# START OF EXERCISE DATA

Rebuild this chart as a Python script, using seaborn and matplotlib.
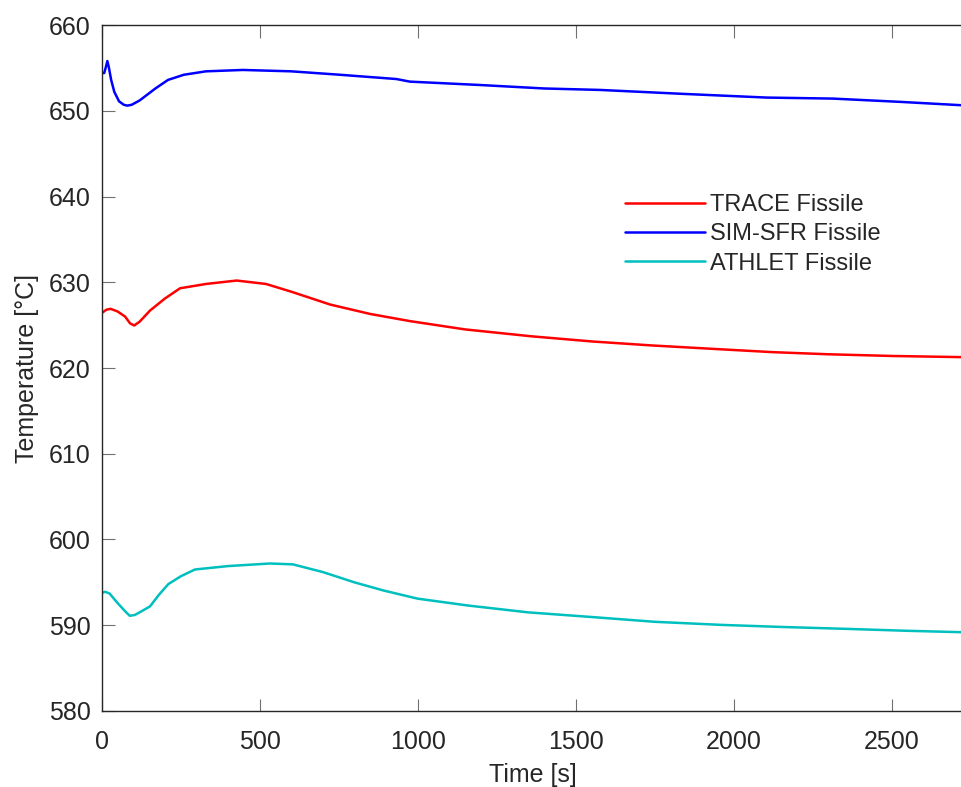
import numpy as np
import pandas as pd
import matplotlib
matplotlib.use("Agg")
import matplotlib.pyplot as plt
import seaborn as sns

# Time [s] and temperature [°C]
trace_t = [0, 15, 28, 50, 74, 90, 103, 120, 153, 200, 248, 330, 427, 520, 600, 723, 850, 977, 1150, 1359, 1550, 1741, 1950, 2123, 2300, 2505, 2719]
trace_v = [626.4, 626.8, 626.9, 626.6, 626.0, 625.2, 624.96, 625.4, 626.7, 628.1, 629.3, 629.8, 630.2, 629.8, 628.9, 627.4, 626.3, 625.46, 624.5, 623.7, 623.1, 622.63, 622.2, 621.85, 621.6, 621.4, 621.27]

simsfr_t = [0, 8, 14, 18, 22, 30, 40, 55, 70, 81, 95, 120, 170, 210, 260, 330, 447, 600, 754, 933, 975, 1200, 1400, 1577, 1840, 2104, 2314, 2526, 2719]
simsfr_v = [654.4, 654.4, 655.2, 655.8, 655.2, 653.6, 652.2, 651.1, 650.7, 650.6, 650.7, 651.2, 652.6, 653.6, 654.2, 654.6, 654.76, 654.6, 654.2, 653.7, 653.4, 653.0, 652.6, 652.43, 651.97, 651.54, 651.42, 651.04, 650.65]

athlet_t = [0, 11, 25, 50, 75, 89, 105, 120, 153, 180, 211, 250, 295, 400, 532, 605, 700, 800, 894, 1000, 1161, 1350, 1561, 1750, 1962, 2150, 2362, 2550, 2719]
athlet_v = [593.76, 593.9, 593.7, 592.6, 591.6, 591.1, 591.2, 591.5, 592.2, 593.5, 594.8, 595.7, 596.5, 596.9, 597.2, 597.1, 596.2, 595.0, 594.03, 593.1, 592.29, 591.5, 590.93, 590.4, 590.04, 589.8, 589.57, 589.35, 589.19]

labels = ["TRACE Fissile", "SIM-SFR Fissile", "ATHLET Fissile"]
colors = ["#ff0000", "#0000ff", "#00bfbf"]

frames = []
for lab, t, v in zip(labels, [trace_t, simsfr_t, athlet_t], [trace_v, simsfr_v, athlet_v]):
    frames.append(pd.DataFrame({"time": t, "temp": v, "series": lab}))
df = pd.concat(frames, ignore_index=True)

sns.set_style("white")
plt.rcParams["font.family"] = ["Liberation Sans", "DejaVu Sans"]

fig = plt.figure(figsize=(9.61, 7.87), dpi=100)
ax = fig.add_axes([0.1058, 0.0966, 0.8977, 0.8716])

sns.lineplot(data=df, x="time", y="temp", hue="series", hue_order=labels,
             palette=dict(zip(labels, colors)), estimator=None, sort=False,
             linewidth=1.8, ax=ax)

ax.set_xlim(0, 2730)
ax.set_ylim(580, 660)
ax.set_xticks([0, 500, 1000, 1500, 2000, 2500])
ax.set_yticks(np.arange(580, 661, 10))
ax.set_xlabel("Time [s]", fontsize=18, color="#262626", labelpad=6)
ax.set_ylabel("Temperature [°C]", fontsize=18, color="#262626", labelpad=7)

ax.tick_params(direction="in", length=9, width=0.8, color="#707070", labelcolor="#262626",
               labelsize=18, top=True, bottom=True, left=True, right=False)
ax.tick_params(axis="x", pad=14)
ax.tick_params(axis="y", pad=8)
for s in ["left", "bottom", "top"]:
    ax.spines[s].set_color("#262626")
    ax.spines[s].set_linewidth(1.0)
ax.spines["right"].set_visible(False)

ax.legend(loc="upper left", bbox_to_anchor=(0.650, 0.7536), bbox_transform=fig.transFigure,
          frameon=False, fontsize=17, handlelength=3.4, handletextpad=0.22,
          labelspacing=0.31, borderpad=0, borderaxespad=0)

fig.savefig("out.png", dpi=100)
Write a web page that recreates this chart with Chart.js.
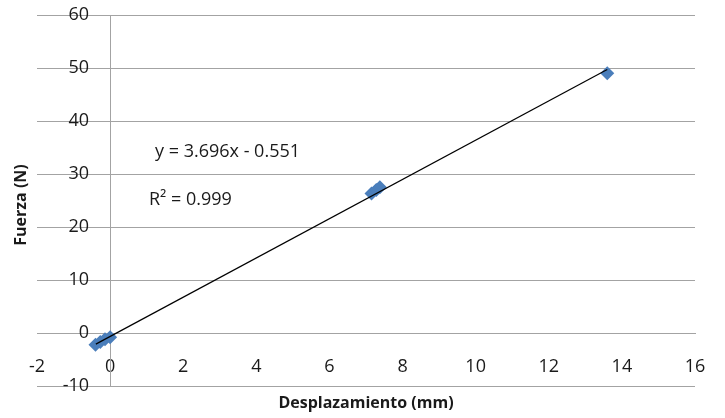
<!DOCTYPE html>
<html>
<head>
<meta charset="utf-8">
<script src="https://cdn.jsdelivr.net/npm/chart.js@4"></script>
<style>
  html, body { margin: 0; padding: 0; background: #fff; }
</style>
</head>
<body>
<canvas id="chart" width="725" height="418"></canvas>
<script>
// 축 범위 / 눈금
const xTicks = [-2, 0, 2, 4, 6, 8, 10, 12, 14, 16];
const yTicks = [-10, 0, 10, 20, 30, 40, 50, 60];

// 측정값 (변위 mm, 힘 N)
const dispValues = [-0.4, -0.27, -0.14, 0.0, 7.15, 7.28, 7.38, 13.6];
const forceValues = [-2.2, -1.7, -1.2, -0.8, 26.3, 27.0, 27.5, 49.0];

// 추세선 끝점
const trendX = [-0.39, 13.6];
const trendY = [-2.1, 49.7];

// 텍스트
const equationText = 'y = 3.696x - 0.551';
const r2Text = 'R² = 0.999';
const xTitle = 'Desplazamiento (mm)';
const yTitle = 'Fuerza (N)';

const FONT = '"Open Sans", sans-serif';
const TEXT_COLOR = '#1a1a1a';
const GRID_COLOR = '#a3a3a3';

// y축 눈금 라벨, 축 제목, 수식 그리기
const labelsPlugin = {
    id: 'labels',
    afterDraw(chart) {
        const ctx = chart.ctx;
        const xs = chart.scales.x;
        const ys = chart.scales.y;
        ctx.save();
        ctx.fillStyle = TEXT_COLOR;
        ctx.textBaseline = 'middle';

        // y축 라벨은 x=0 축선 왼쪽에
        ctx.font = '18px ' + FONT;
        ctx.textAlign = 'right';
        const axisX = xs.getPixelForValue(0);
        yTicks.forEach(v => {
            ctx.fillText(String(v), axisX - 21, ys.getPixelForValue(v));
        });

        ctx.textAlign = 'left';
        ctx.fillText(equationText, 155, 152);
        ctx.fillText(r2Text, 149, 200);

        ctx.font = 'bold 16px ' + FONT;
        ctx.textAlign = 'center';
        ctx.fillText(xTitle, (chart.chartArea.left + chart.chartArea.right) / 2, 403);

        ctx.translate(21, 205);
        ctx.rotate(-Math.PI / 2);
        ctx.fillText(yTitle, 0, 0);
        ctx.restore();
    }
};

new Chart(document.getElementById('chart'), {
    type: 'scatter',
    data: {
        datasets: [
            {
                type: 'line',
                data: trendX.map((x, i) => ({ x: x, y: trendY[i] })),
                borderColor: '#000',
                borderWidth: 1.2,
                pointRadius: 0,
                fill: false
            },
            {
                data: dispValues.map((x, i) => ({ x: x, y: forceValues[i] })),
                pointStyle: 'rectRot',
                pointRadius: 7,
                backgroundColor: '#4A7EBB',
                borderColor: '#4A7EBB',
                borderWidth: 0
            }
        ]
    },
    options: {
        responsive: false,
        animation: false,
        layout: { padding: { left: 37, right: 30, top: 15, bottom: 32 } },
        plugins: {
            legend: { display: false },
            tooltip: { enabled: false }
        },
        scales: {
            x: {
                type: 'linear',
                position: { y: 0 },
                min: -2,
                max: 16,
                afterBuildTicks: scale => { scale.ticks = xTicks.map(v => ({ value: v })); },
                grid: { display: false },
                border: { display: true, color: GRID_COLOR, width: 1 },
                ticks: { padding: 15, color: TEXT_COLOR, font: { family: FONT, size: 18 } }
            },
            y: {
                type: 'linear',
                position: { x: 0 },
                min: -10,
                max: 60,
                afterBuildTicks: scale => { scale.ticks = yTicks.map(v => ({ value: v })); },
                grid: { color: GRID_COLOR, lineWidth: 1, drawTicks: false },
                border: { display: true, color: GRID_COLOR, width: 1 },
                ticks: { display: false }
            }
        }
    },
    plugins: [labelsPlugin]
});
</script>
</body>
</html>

# END OF EXERCISE DATA

### [WHAT YOU SHOULD DO]
Go through the listing above and write it out again exactly, dropping the pictures.

### [TASK SOLUTION]
Rebuild this chart as a Python script, using seaborn and matplotlib.
import numpy as np
import pandas as pd
import matplotlib
matplotlib.use("Agg")
import matplotlib.pyplot as plt
import seaborn as sns

# Time [s] and temperature [°C]
trace_t = [0, 15, 28, 50, 74, 90, 103, 120, 153, 200, 248, 330, 427, 520, 600, 723, 850, 977, 1150, 1359, 1550, 1741, 1950, 2123, 2300, 2505, 2719]
trace_v = [626.4, 626.8, 626.9, 626.6, 626.0, 625.2, 624.96, 625.4, 626.7, 628.1, 629.3, 629.8, 630.2, 629.8, 628.9, 627.4, 626.3, 625.46, 624.5, 623.7, 623.1, 622.63, 622.2, 621.85, 621.6, 621.4, 621.27]

simsfr_t = [0, 8, 14, 18, 22, 30, 40, 55, 70, 81, 95, 120, 170, 210, 260, 330, 447, 600, 754, 933, 975, 1200, 1400, 1577, 1840, 2104, 2314, 2526, 2719]
simsfr_v = [654.4, 654.4, 655.2, 655.8, 655.2, 653.6, 652.2, 651.1, 650.7, 650.6, 650.7, 651.2, 652.6, 653.6, 654.2, 654.6, 654.76, 654.6, 654.2, 653.7, 653.4, 653.0, 652.6, 652.43, 651.97, 651.54, 651.42, 651.04, 650.65]

athlet_t = [0, 11, 25, 50, 75, 89, 105, 120, 153, 180, 211, 250, 295, 400, 532, 605, 700, 800, 894, 1000, 1161, 1350, 1561, 1750, 1962, 2150, 2362, 2550, 2719]
athlet_v = [593.76, 593.9, 593.7, 592.6, 591.6, 591.1, 591.2, 591.5, 592.2, 593.5, 594.8, 595.7, 596.5, 596.9, 597.2, 597.1, 596.2, 595.0, 594.03, 593.1, 592.29, 591.5, 590.93, 590.4, 590.04, 589.8, 589.57, 589.35, 589.19]

labels = ["TRACE Fissile", "SIM-SFR Fissile", "ATHLET Fissile"]
colors = ["#ff0000", "#0000ff", "#00bfbf"]

frames = []
for lab, t, v in zip(labels, [trace_t, simsfr_t, athlet_t], [trace_v, simsfr_v, athlet_v]):
    frames.append(pd.DataFrame({"time": t, "temp": v, "series": lab}))
df = pd.concat(frames, ignore_index=True)

sns.set_style("white")
plt.rcParams["font.family"] = ["Liberation Sans", "DejaVu Sans"]

fig = plt.figure(figsize=(9.61, 7.87), dpi=100)
ax = fig.add_axes([0.1058, 0.0966, 0.8977, 0.8716])

sns.lineplot(data=df, x="time", y="temp", hue="series", hue_order=labels,
             palette=dict(zip(labels, colors)), estimator=None, sort=False,
             linewidth=1.8, ax=ax)

ax.set_xlim(0, 2730)
ax.set_ylim(580, 660)
ax.set_xticks([0, 500, 1000, 1500, 2000, 2500])
ax.set_yticks(np.arange(580, 661, 10))
ax.set_xlabel("Time [s]", fontsize=18, color="#262626", labelpad=6)
ax.set_ylabel("Temperature [°C]", fontsize=18, color="#262626", labelpad=7)

ax.tick_params(direction="in", length=9, width=0.8, color="#707070", labelcolor="#262626",
               labelsize=18, top=True, bottom=True, left=True, right=False)
ax.tick_params(axis="x", pad=14)
ax.tick_params(axis="y", pad=8)
for s in ["left", "bottom", "top"]:
    ax.spines[s].set_color("#262626")
    ax.spines[s].set_linewidth(1.0)
ax.spines["right"].set_visible(False)

ax.legend(loc="upper left", bbox_to_anchor=(0.650, 0.7536), bbox_transform=fig.transFigure,
          frameon=False, fontsize=17, handlelength=3.4, handletextpad=0.22,
          labelspacing=0.31, borderpad=0, borderaxespad=0)

fig.savefig("out.png", dpi=100)
Write a web page that recreates this chart with Chart.js.
<!DOCTYPE html>
<html>
<head>
<meta charset="utf-8">
<script src="https://cdn.jsdelivr.net/npm/chart.js@4"></script>
<style>
  html, body { margin: 0; padding: 0; background: #fff; }
</style>
</head>
<body>
<canvas id="chart" width="725" height="418"></canvas>
<script>
// 축 범위 / 눈금
const xTicks = [-2, 0, 2, 4, 6, 8, 10, 12, 14, 16];
const yTicks = [-10, 0, 10, 20, 30, 40, 50, 60];

// 측정값 (변위 mm, 힘 N)
const dispValues = [-0.4, -0.27, -0.14, 0.0, 7.15, 7.28, 7.38, 13.6];
const forceValues = [-2.2, -1.7, -1.2, -0.8, 26.3, 27.0, 27.5, 49.0];

// 추세선 끝점
const trendX = [-0.39, 13.6];
const trendY = [-2.1, 49.7];

// 텍스트
const equationText = 'y = 3.696x - 0.551';
const r2Text = 'R² = 0.999';
const xTitle = 'Desplazamiento (mm)';
const yTitle = 'Fuerza (N)';

const FONT = '"Open Sans", sans-serif';
const TEXT_COLOR = '#1a1a1a';
const GRID_COLOR = '#a3a3a3';

// y축 눈금 라벨, 축 제목, 수식 그리기
const labelsPlugin = {
    id: 'labels',
    afterDraw(chart) {
        const ctx = chart.ctx;
        const xs = chart.scales.x;
        const ys = chart.scales.y;
        ctx.save();
        ctx.fillStyle = TEXT_COLOR;
        ctx.textBaseline = 'middle';

        // y축 라벨은 x=0 축선 왼쪽에
        ctx.font = '18px ' + FONT;
        ctx.textAlign = 'right';
        const axisX = xs.getPixelForValue(0);
        yTicks.forEach(v => {
            ctx.fillText(String(v), axisX - 21, ys.getPixelForValue(v));
        });

        ctx.textAlign = 'left';
        ctx.fillText(equationText, 155, 152);
        ctx.fillText(r2Text, 149, 200);

        ctx.font = 'bold 16px ' + FONT;
        ctx.textAlign = 'center';
        ctx.fillText(xTitle, (chart.chartArea.left + chart.chartArea.right) / 2, 403);

        ctx.translate(21, 205);
        ctx.rotate(-Math.PI / 2);
        ctx.fillText(yTitle, 0, 0);
        ctx.restore();
    }
};

new Chart(document.getElementById('chart'), {
    type: 'scatter',
    data: {
        datasets: [
            {
                type: 'line',
                data: trendX.map((x, i) => ({ x: x, y: trendY[i] })),
                borderColor: '#000',
                borderWidth: 1.2,
                pointRadius: 0,
                fill: false
            },
            {
                data: dispValues.map((x, i) => ({ x: x, y: forceValues[i] })),
                pointStyle: 'rectRot',
                pointRadius: 7,
                backgroundColor: '#4A7EBB',
                borderColor: '#4A7EBB',
                borderWidth: 0
            }
        ]
    },
    options: {
        responsive: false,
        animation: false,
        layout: { padding: { left: 37, right: 30, top: 15, bottom: 32 } },
        plugins: {
            legend: { display: false },
            tooltip: { enabled: false }
        },
        scales: {
            x: {
                type: 'linear',
                position: { y: 0 },
                min: -2,
                max: 16,
                afterBuildTicks: scale => { scale.ticks = xTicks.map(v => ({ value: v })); },
                grid: { display: false },
                border: { display: true, color: GRID_COLOR, width: 1 },
                ticks: { padding: 15, color: TEXT_COLOR, font: { family: FONT, size: 18 } }
            },
            y: {
                type: 'linear',
                position: { x: 0 },
                min: -10,
                max: 60,
                afterBuildTicks: scale => { scale.ticks = yTicks.map(v => ({ value: v })); },
                grid: { color: GRID_COLOR, lineWidth: 1, drawTicks: false },
                border: { display: true, color: GRID_COLOR, width: 1 },
                ticks: { display: false }
            }
        }
    },
    plugins: [labelsPlugin]
});
</script>
</body>
</html>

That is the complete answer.